La quadrature du cercle réglementaire
Le maintien des prix TTC de l'électricité malgré la hausse de la TVA illustre la difficile quadrature du cercle entre justice fiscale, compétitivité économique et viabilité sectorielle. En effet, le maintien des prix TTC de l'électricité, malgré la hausse de la TVA, incarne le dilemme central des politiques publiques marocaines : concilier des objectifs économiques contradictoires avec des outils réglementaires limités.

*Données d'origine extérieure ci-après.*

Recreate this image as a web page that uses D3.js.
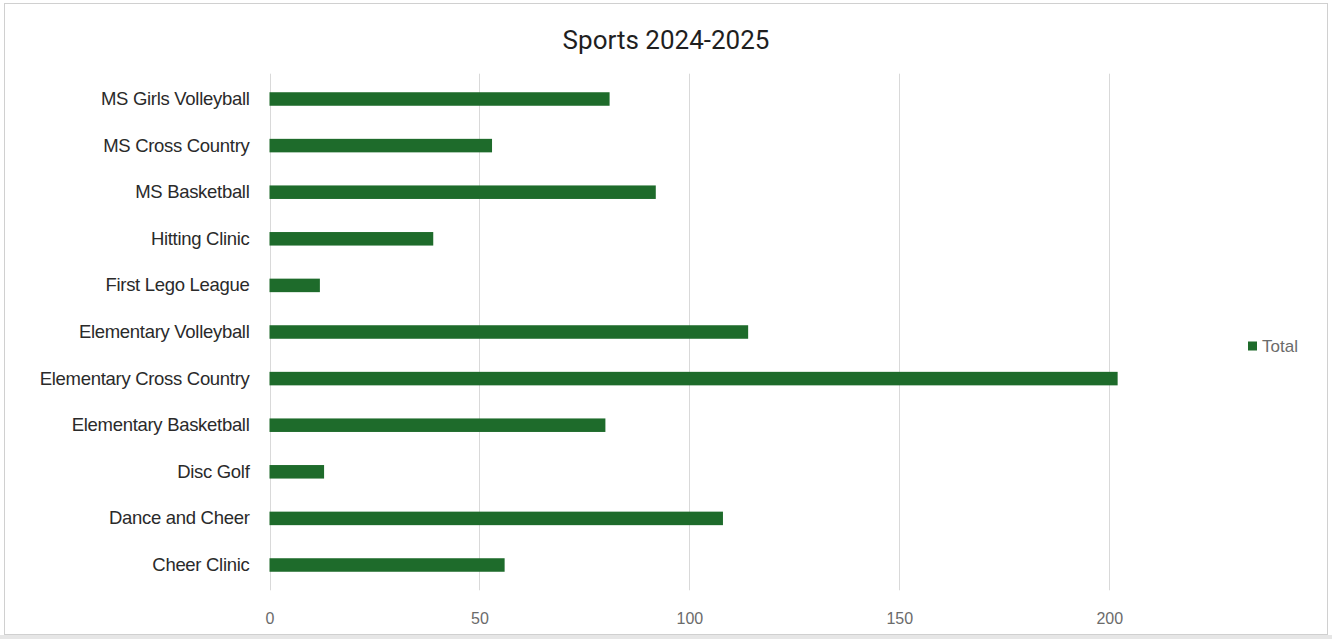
<!DOCTYPE html>
<html>
<head>
<meta charset="utf-8">
<script src="https://cdn.jsdelivr.net/npm/d3@7"></script>
<style>
  html, body { margin: 0; padding: 0; background: #fff; }
  svg { display: block; }
</style>
</head>
<body>
<svg id="chart"></svg>
<script>
// categories listed top to bottom, as they appear in the chart
const categories = [
  'MS Girls Volleyball',
  'MS Cross Country',
  'MS Basketball',
  'Hitting Clinic',
  'First Lego League',
  'Elementary Volleyball',
  'Elementary Cross Country',
  'Elementary Basketball',
  'Disc Golf',
  'Dance and Cheer',
  'Cheer Clinic'
];
const totals = [81, 53, 92, 39, 12, 114, 202, 80, 13, 108, 56];
const xTicks = [0, 50, 100, 150, 200];
const seriesName = 'Total';
const chartTitle = 'Sports 2024-2025';

const width = 1332;
const height = 639;
const barColor = '#1e6b2b';
const gridColor = '#d9d9d9';

const svg = d3.select('#chart')
  .attr('width', width)
  .attr('height', height);

// chart frame
svg.append('rect')
  .attr('x', 0).attr('y', 635)
  .attr('width', width).attr('height', 4)
  .attr('fill', '#e6e6e6');
svg.append('rect')
  .attr('x', 4.5).attr('y', 3.5)
  .attr('width', 1323).attr('height', 631)
  .attr('fill', '#fff')
  .attr('stroke', '#d0d0d0')
  .attr('stroke-width', 1);

const plotLeft = 269.5;
const plotRight = 1231;
const plotTop = 75.7;
const plotBottom = 588.3;

const x = d3.scaleLinear().domain([0, 229]).range([plotLeft, plotRight]);
const y = d3.scaleBand().domain(categories).range([plotTop, plotBottom]).paddingInner(0.71).paddingOuter(0.355);

// vertical gridlines
svg.append('g')
  .selectAll('line')
  .data(xTicks)
  .join('line')
  .attr('x1', d => Math.round(x(d)) + 0.5)
  .attr('x2', d => Math.round(x(d)) + 0.5)
  .attr('y1', plotTop - 2)
  .attr('y2', plotBottom + 2)
  .attr('stroke', gridColor)
  .attr('stroke-width', 1);

// bars
const rows = categories.map((c, i) => ({ label: c, value: totals[i] }));
svg.append('g')
  .selectAll('rect')
  .data(rows)
  .join('rect')
  .attr('x', x(0))
  .attr('y', d => y(d.label))
  .attr('width', d => x(d.value) - x(0))
  .attr('height', y.bandwidth())
  .attr('fill', barColor);

// category axis
const yAxis = d3.axisLeft(y).tickSize(0).tickPadding(20);
const yAxisG = svg.append('g')
  .attr('transform', `translate(${plotLeft}, 0)`)
  .call(yAxis);
yAxisG.select('.domain').remove();
yAxisG.selectAll('text')
  .attr('font-family', 'Liberation Sans, Arial, sans-serif')
  .attr('font-size', 18.5)
  .attr('letter-spacing', -0.3)
  .attr('fill', '#2a2a2a');

// value axis
const xAxis = d3.axisBottom(x).tickValues(xTicks).tickSize(0).tickPadding(0);
const xAxisG = svg.append('g')
  .attr('transform', `translate(0, 613)`)
  .call(xAxis);
xAxisG.select('.domain').remove();
xAxisG.selectAll('text')
  .attr('font-family', 'Liberation Sans, Arial, sans-serif')
  .attr('font-size', 16)
  .attr('fill', '#6b6b6b');

// title
svg.append('text')
  .attr('x', 666)
  .attr('y', 49)
  .attr('text-anchor', 'middle')
  .attr('font-family', 'Roboto, Liberation Sans, sans-serif')
  .attr('font-size', 26)
  .attr('fill', '#1f1f1f')
  .text(chartTitle);

// legend
const legend = svg.append('g').attr('transform', 'translate(1248, 346)');
legend.append('rect')
  .attr('x', 0).attr('y', -4.5)
  .attr('width', 9).attr('height', 9)
  .attr('fill', barColor);
legend.append('text')
  .attr('x', 14)
  .attr('y', 6)
  .attr('font-family', 'Liberation Sans, Arial, sans-serif')
  .attr('font-size', 17)
  .attr('fill', '#6b6b6b')
  .text(seriesName);
</script>
</body>
</html>
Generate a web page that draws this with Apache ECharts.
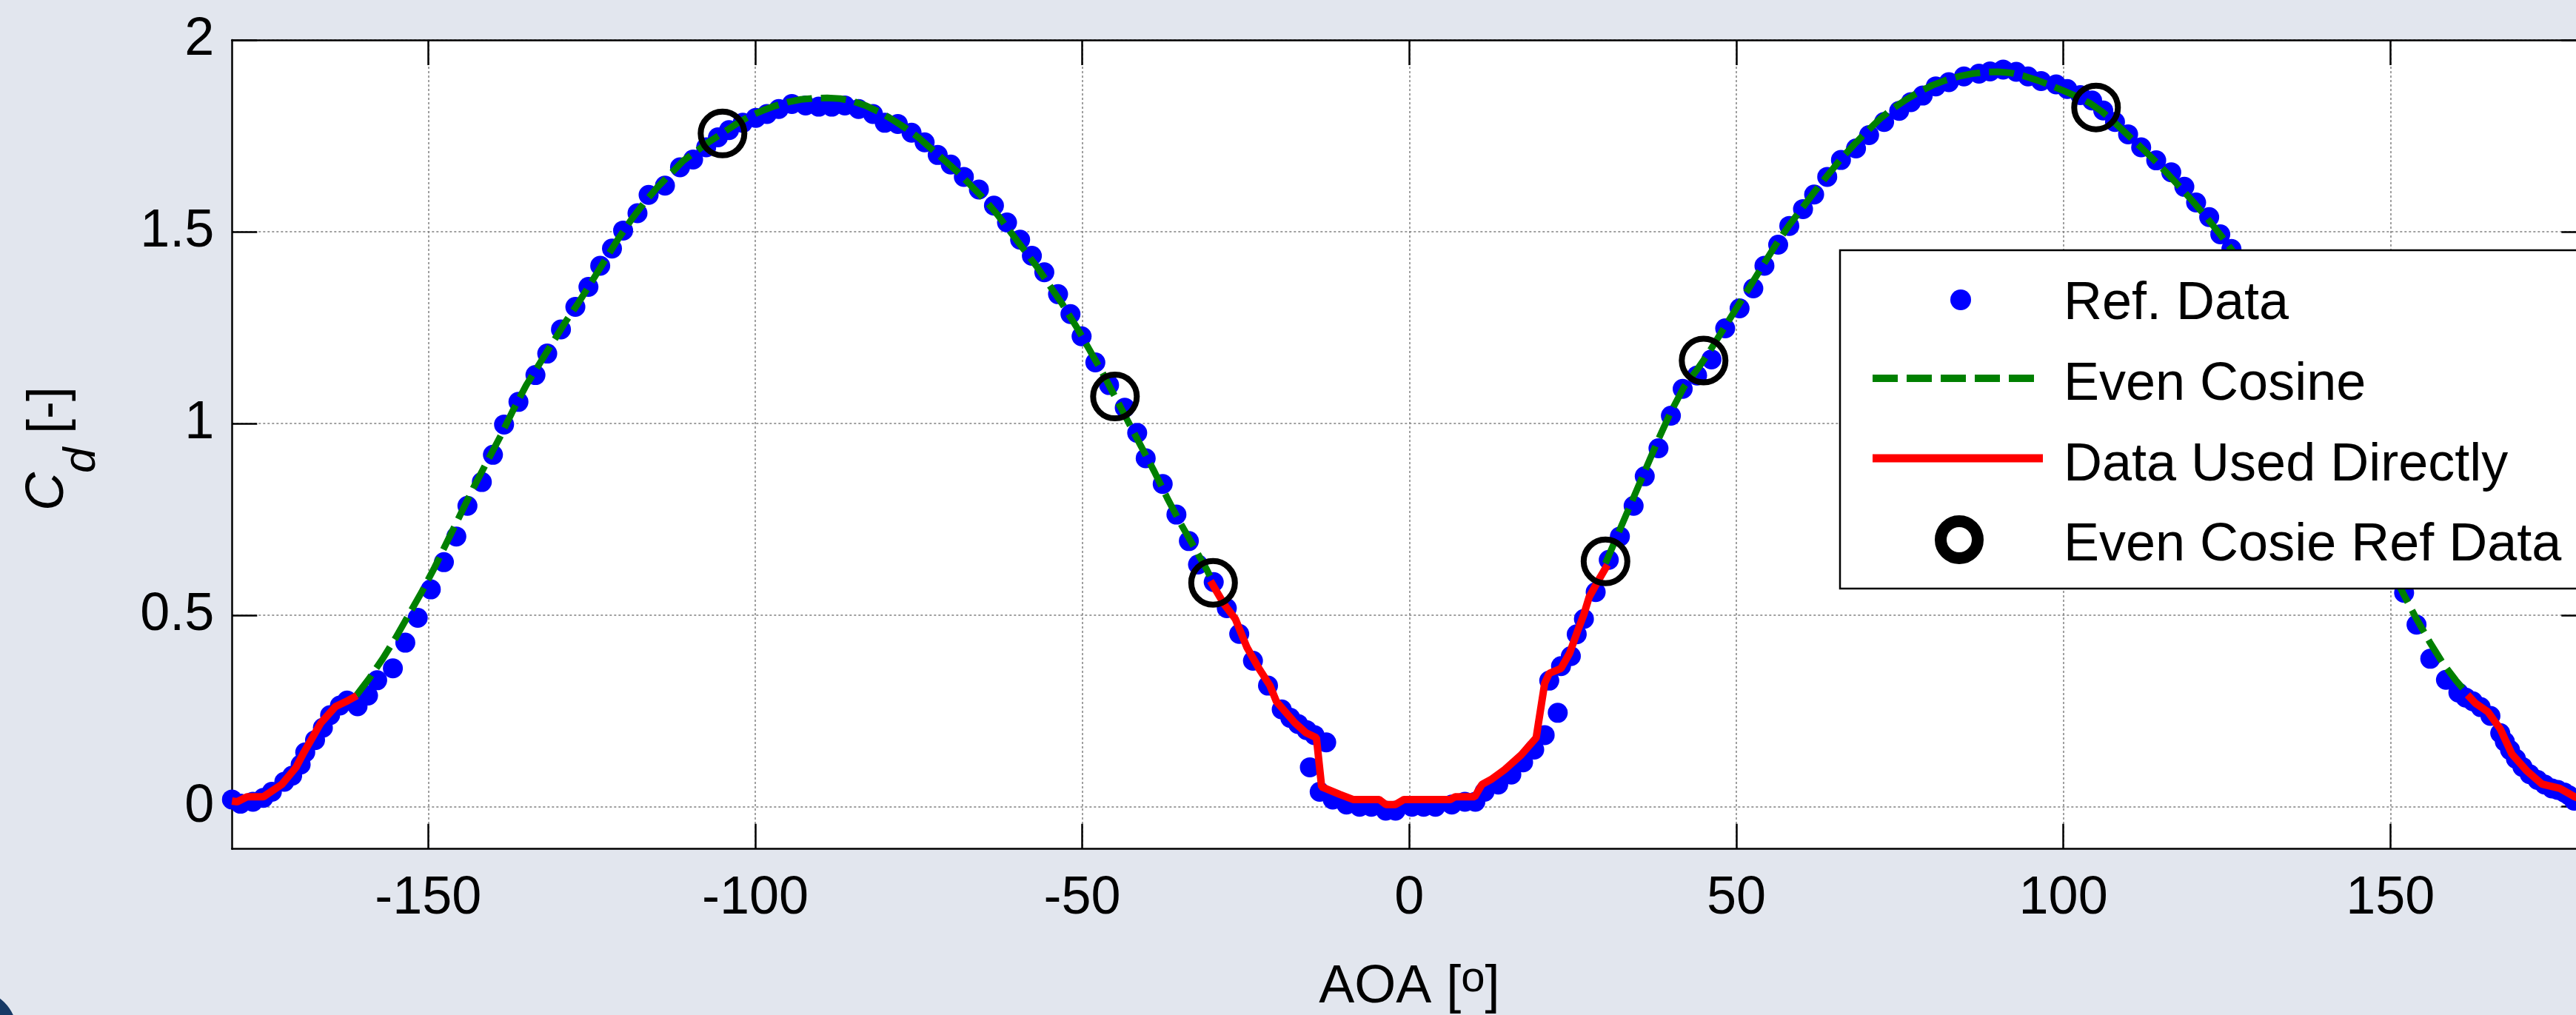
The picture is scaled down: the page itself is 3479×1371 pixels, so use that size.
<!DOCTYPE html>
<html><head><meta charset="utf-8">
<script src="https://cdn.jsdelivr.net/npm/echarts@6/dist/echarts.min.js"></script>
<style>html,body{margin:0;padding:0;background:#E2E6EE;overflow:hidden;} #c{width:3479px;height:1371px;}</style>
</head><body><div id="c"></div>
<script>
// ---------- DATA ----------
const xTicks = [-150, -100, -50, 0, 50, 100, 150];
const yTicks = [0, 0.5, 1, 1.5, 2];

// Ref. Data (blue dots)
const refAoa = [-180,-178.7,-176.8,-175.2,-173.9,-172,-170.8,-169.5,-168.8,-167.3,-166.1,-165,-163.5,-162.4,-160.8,-159.2,-157.8,-155.4,-153.5,-151.6,-149.6,-147.6,-145.7,-144,-141.8,-140.1,-138.4,-136.2,-133.6,-131.8,-129.7,-127.5,-125.5,-123.7,-121.9,-120.2,-118,-116.3,-113.8,-111.5,-109.5,-107.5,-105.7,-104,-101.9,-99.9,-98.2,-96.4,-94.4,-92.3,-90.3,-88.3,-86.3,-84.2,-82,-80.2,-78.2,-76.1,-74.1,-72.1,-70.1,-68.1,-65.8,-63.5,-61.5,-59.5,-57.7,-55.8,-53.7,-51.8,-50.1,-48,-45.9,-43.5,-41.6,-40.3,-37.7,-35.6,-33.7,-32.3,-29.9,-27.9,-26,-23.9,-21.6,-19.5,-18.2,-17,-15.7,-14.5,-12.7,-15.2,-13.7,-11.7,-9.6,-7.6,-5.8,-3.6,-2.1,0.4,2.2,4,6.5,8.5,10.1,11.5,13.6,15.6,17.4,19.1,20.7,22.7,21.4,23.2,24.7,25.6,26.7,28.5,30.5,32.2,34.3,36,38.1,40,41.8,44,46.2,48.3,50.5,52.6,54.3,56.4,58.1,60.2,61.9,63.9,66,68.3,70.3,72.6,74.9,76.7,78.5,80.5,82.5,84.8,87.1,88.8,90.8,92.8,94.6,96.6,98.9,100.6,102.6,104.4,106.1,107.9,109.9,111.9,114.2,116.5,118.5,120.3,122.3,124,125.7,127.6,129.5,131.4,133.3,135.2,137.1,139,140.9,142.8,144.7,146.6,148.5,150.3,152.1,154,156.1,158.5,160.4,161.5,162.6,163.8,165.3,166.8,167.5,168.3,169.2,170.2,171.3,172.5,173.6,174.7,175.6,176.6,177.3,178.1,179,180];
const refCd = [0.019,0.008,0.013,0.023,0.039,0.065,0.081,0.11,0.142,0.174,0.206,0.239,0.264,0.277,0.262,0.29,0.33,0.361,0.428,0.493,0.567,0.638,0.705,0.785,0.847,0.918,0.997,1.056,1.126,1.182,1.245,1.304,1.356,1.411,1.456,1.503,1.548,1.596,1.62,1.668,1.688,1.72,1.746,1.765,1.784,1.797,1.807,1.82,1.833,1.829,1.826,1.826,1.829,1.82,1.807,1.784,1.781,1.758,1.733,1.7,1.675,1.643,1.61,1.568,1.524,1.479,1.437,1.394,1.337,1.285,1.227,1.159,1.1,1.041,0.975,0.909,0.842,0.762,0.693,0.632,0.586,0.518,0.451,0.381,0.316,0.254,0.232,0.216,0.2,0.187,0.168,0.103,0.039,0.019,0.006,0,0,-0.01,-0.01,0,0,0,0.006,0.013,0.013,0.039,0.058,0.084,0.116,0.149,0.187,0.245,0.329,0.367,0.393,0.45,0.49,0.56,0.644,0.705,0.785,0.862,0.935,1.02,1.09,1.125,1.167,1.248,1.3,1.352,1.411,1.466,1.515,1.559,1.597,1.643,1.687,1.717,1.752,1.786,1.815,1.838,1.855,1.879,1.89,1.905,1.912,1.918,1.923,1.917,1.905,1.893,1.884,1.872,1.856,1.842,1.816,1.786,1.754,1.72,1.686,1.655,1.617,1.576,1.538,1.493,1.455,1.41,1.36,1.3,1.24,1.17,1.1,1.03,0.96,0.88,0.8,0.72,0.65,0.6,0.558,0.475,0.386,0.331,0.298,0.285,0.275,0.26,0.237,0.192,0.17,0.148,0.125,0.104,0.085,0.07,0.058,0.048,0.044,0.037,0.03,0.016,0.018,0.019];

// Even Cosine (green dashed), two branches
const cosAoaL = [-161,-159,-157,-155,-153,-151,-149,-147,-145,-143,-141,-139,-137,-135,-133,-131,-129,-127,-125,-123,-121,-119,-117,-115,-113,-111,-109,-107,-105,-103,-101,-99,-97,-95,-93,-91,-89,-87,-85,-83,-81,-79,-77,-75,-73,-71,-69,-67,-65,-63,-61,-59,-57,-55,-53,-51,-49,-47,-45,-43,-41,-39,-37,-35,-33,-31,-30];
const cosCdL = [0.29,0.335,0.385,0.44,0.5,0.56,0.625,0.695,0.765,0.835,0.9,0.965,1.035,1.1,1.155,1.21,1.265,1.315,1.37,1.425,1.48,1.53,1.575,1.615,1.65,1.685,1.71,1.735,1.757,1.78,1.8,1.815,1.828,1.838,1.845,1.848,1.849,1.847,1.84,1.828,1.812,1.792,1.77,1.745,1.715,1.685,1.655,1.62,1.585,1.545,1.5,1.455,1.41,1.36,1.31,1.255,1.195,1.135,1.07,1.005,0.94,0.875,0.805,0.74,0.68,0.62,0.585];
const cosAoaR = [30,32,34,36,38,40,42,44,46,48,50,52,54,56,58,60,62,64,66,68,70,72,74,76,78,80,82,84,86,88,90,92,94,96,98,100,102,104,106,108,110,112,114,116,118,120,122,124,126,128,130,132,134,136,138,140,142,144,146,148,150,152,154,156,158,160,162];
const cosCdR = [0.635,0.715,0.795,0.875,0.955,1.03,1.095,1.14,1.19,1.245,1.3,1.355,1.41,1.465,1.515,1.56,1.605,1.648,1.69,1.727,1.762,1.795,1.822,1.845,1.865,1.882,1.895,1.905,1.912,1.916,1.917,1.914,1.906,1.895,1.882,1.868,1.853,1.836,1.812,1.782,1.75,1.718,1.685,1.65,1.613,1.575,1.535,1.492,1.447,1.4,1.345,1.285,1.22,1.15,1.08,1.005,0.93,0.855,0.775,0.7,0.625,0.555,0.49,0.43,0.375,0.33,0.29];

// Data Used Directly (red), three segments
const usedAoaL = [-180,-179.2,-177.7,-175.2,-172.4,-170.2,-169,-166.4,-164.2,-162.6,-160.9];
const usedCdL  = [0.015,0.013,0.026,0.026,0.058,0.103,0.142,0.219,0.261,0.274,0.29];
const usedAoaM = [-30.4,-28.3,-26.6,-24.8,-23,-21.3,-20.3,-17.5,-15.8,-14.2,-13.4,-10.6,-8.6,-4.6,-3.6,-2.1,-0.8,6.3,7,10,11.1,12.5,14.6,17.1,19.4,20.7,21.4,23.2,24.5,25.7,26.7,27.5,29,30.3];
const usedCdM  = [0.589,0.528,0.49,0.415,0.361,0.316,0.274,0.219,0.193,0.18,0.052,0.032,0.019,0.019,0.006,0.006,0.019,0.019,0.026,0.026,0.058,0.071,0.097,0.135,0.18,0.322,0.348,0.361,0.4,0.457,0.502,0.547,0.593,0.631];
const usedAoaR = [161.8,163,164.9,166.8,168.6,170.9,173.2,175.9,178.2,180];
const usedCdR  = [0.292,0.27,0.248,0.203,0.137,0.093,0.059,0.048,0.026,0.015];

// Even Cosie Ref Data (black circles)
const circAoa = [-105, -45, -30, 30, 45, 105];
const circCd  = [1.756, 1.07, 0.584, 0.64, 1.164, 1.824];

// ---------- CHART ----------
const F = "'Liberation Sans', Arial, Helvetica, sans-serif";
const pairs = (xs, ys) => xs.map((x, i) => [x, ys[i]]);
const chart = echarts.init(document.getElementById('c'), null, {renderer: 'canvas'});

const lineSeries = (xs, ys, color, width, type, z) => ({
  type: 'line', data: pairs(xs, ys), showSymbol: false, symbol: 'none', smooth: false,
  lineStyle: {color: color, width: width, type: type, opacity: 1}, z: z, silent: true, animation: false
});

const axisCommonX = {
  type: 'value', min: -180, max: 180,
  axisLine: {show: true, onZero: false, lineStyle: {color: '#000', width: 2.5}},
  axisTick: {show: true, inside: true, length: 34, customValues: xTicks, lineStyle: {color: '#000', width: 2.5}}
};
const axisCommonY = {
  type: 'value', min: -0.11, max: 2,
  axisLine: {show: true, onZero: false, lineStyle: {color: '#000', width: 2.5}},
  axisTick: {show: true, inside: true, length: 34, customValues: yTicks, lineStyle: {color: '#000', width: 2.5}}
};

const titleText = (text, x, y, size, italic) => ({
  type: 'text', z: 101, silent: true, x: x, y: y, rotation: Math.PI / 2,
  style: {text: text, font: (italic ? 'italic ' : '') + size + 'px ' + F, fill: '#000', align: 'left', verticalAlign: 'middle'}
});

const option = {
  backgroundColor: '#E2E6EE',
  animation: false,
  grid: {left: 313.3, right: -14.3, top: 54, bottom: 224.3, show: true, backgroundColor: '#fff', borderWidth: 0, containLabel: false, outerBoundsMode: 'none'},
  xAxis: [
    Object.assign({}, axisCommonX, {
      position: 'bottom',
      axisLabel: {show: true, customValues: xTicks, margin: 31, fontSize: 72, color: '#000', fontFamily: F},
      splitLine: {show: true, lineStyle: {color: '#808080', width: 1.5, type: [3, 3]}},
      name: '{a|AOA [}{s|o}{a|]}', nameLocation: 'middle', nameGap: 147,
      nameTextStyle: {color: '#000', fontFamily: F, rich: {
        a: {fontSize: 72, fontFamily: F, color: '#000', lineHeight: 80},
        s: {fontSize: 58, fontFamily: F, color: '#000', lineHeight: 14, verticalAlign: 'top'}
      }}
    }),
    Object.assign({}, axisCommonX, {
      position: 'top', axisLabel: {show: false}, splitLine: {show: false}
    })
  ],
  yAxis: [
    Object.assign({}, axisCommonY, {
      position: 'left',
      axisLabel: {show: true, customValues: yTicks, margin: 24, fontSize: 72, color: '#000', fontFamily: F},
      splitLine: {show: true, lineStyle: {color: '#808080', width: 1.5, type: [3, 3]}}
    }),
    Object.assign({}, axisCommonY, {
      position: 'right', axisLabel: {show: false}, splitLine: {show: false}
    })
  ],
  series: [
    {type: 'scatter', name: 'Ref. Data', data: pairs(refAoa, refCd), symbol: 'circle', symbolSize: 27,
     itemStyle: {color: '#0000ff', opacity: 1}, z: 2, silent: true, animation: false},
    Object.assign(lineSeries(cosAoaL, cosCdL, '#008000', 9, [34, 12], 3), {name: 'Even Cosine'}),
    Object.assign(lineSeries(cosAoaR, cosCdR, '#008000', 9, [34, 12], 3), {name: 'Even Cosine'}),
    Object.assign(lineSeries(usedAoaL, usedCdL, '#ff0000', 10, 'solid', 4), {name: 'Data Used Directly'}),
    Object.assign(lineSeries(usedAoaM, usedCdM, '#ff0000', 10, 'solid', 4), {name: 'Data Used Directly'}),
    Object.assign(lineSeries(usedAoaR, usedCdR, '#ff0000', 10, 'solid', 4), {name: 'Data Used Directly'}),
    {type: 'scatter', name: 'Even Cosie Ref Data', data: pairs(circAoa, circCd), symbol: 'circle', symbolSize: 59,
     itemStyle: {color: 'rgba(0,0,0,0)', borderColor: '#000', borderWidth: 8, opacity: 1}, z: 5, silent: true, animation: false}
  ],
  graphic: [
    // y-axis title: C_d [-]
    titleText('C', 65, 690, 72, true),
    titleText('d', 111, 639, 62, true),
    titleText('[-]', 67, 586, 72, false),
    // legend
    {type: 'rect', z: 100, silent: true, shape: {x: 2485, y: 338, width: 1100, height: 457},
     style: {fill: '#fff', stroke: '#000', lineWidth: 2.5}},
    {type: 'circle', z: 101, silent: true, shape: {cx: 2648, cy: 405, r: 14}, style: {fill: '#0000ff'}},
    {type: 'line', z: 101, silent: true, shape: {x1: 2529, y1: 511, x2: 2759, y2: 511},
     style: {stroke: '#008000', lineWidth: 10, lineDash: [34, 12]}},
    {type: 'line', z: 101, silent: true, shape: {x1: 2529, y1: 619, x2: 2759, y2: 619},
     style: {stroke: '#ff0000', lineWidth: 11}},
    {type: 'circle', z: 101, silent: true, shape: {cx: 2646, cy: 729, r: 25},
     style: {fill: 'none', stroke: '#000', lineWidth: 16}},
    {type: 'text', z: 101, silent: true, x: 2787, y: 411, style: {text: 'Ref. Data', font: '72px ' + F, fill: '#000', verticalAlign: 'middle', align: 'left'}},
    {type: 'text', z: 101, silent: true, x: 2787, y: 520, style: {text: 'Even Cosine', font: '72px ' + F, fill: '#000', verticalAlign: 'middle', align: 'left'}},
    {type: 'text', z: 101, silent: true, x: 2787, y: 629, style: {text: 'Data Used Directly', font: '72px ' + F, fill: '#000', verticalAlign: 'middle', align: 'left'}},
    {type: 'text', z: 101, silent: true, x: 2787, y: 737, style: {text: 'Even Cosie Ref Data', font: '72px ' + F, fill: '#000', verticalAlign: 'middle', align: 'left'}},
    {type: 'circle', z: 101, silent: true, shape: {cx: -35, cy: 1395, r: 58}, style: {fill: '#173a66'}}
  ]
};
chart.setOption(option);
</script></body></html>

D'un côté, la justice fiscale exige un élargissement de l'assiette pour financer les services essentiels (santé, éducation); de l'autre, la compétitivité impose de préserver le pouvoir d'achat et la rentabilité des entreprises. Entre ces deux pôles, la viabilité du secteur énergétique devient la variable d'ajustement invisible.
Si le Maroc maîtrise encore l'équation sociale, l'«élasticité réglementaire» atteindra ses limites : chaque point de TVA supplémentaire accentue la pression sur les distributeurs, tandis que les besoins d'investissement dans les réseaux et les énergies renouvelables s'accumulent.
La question n'est plus de savoir si l'élastique cassera, mais quand et comment : une dégradation des infrastructures, une hausse subite des coûts de production, ou un recours massif aux subventions publiques pour éviter la rupture.
Le véritable enjeu, désormais, est d'inventer un modèle où la TVA ne soit plus un outil de compensation, mais un levier au service d'une transition énergétique inclusive – sans sacrifier ni le contribuable, ni l'investisseur, ni l'opérateur.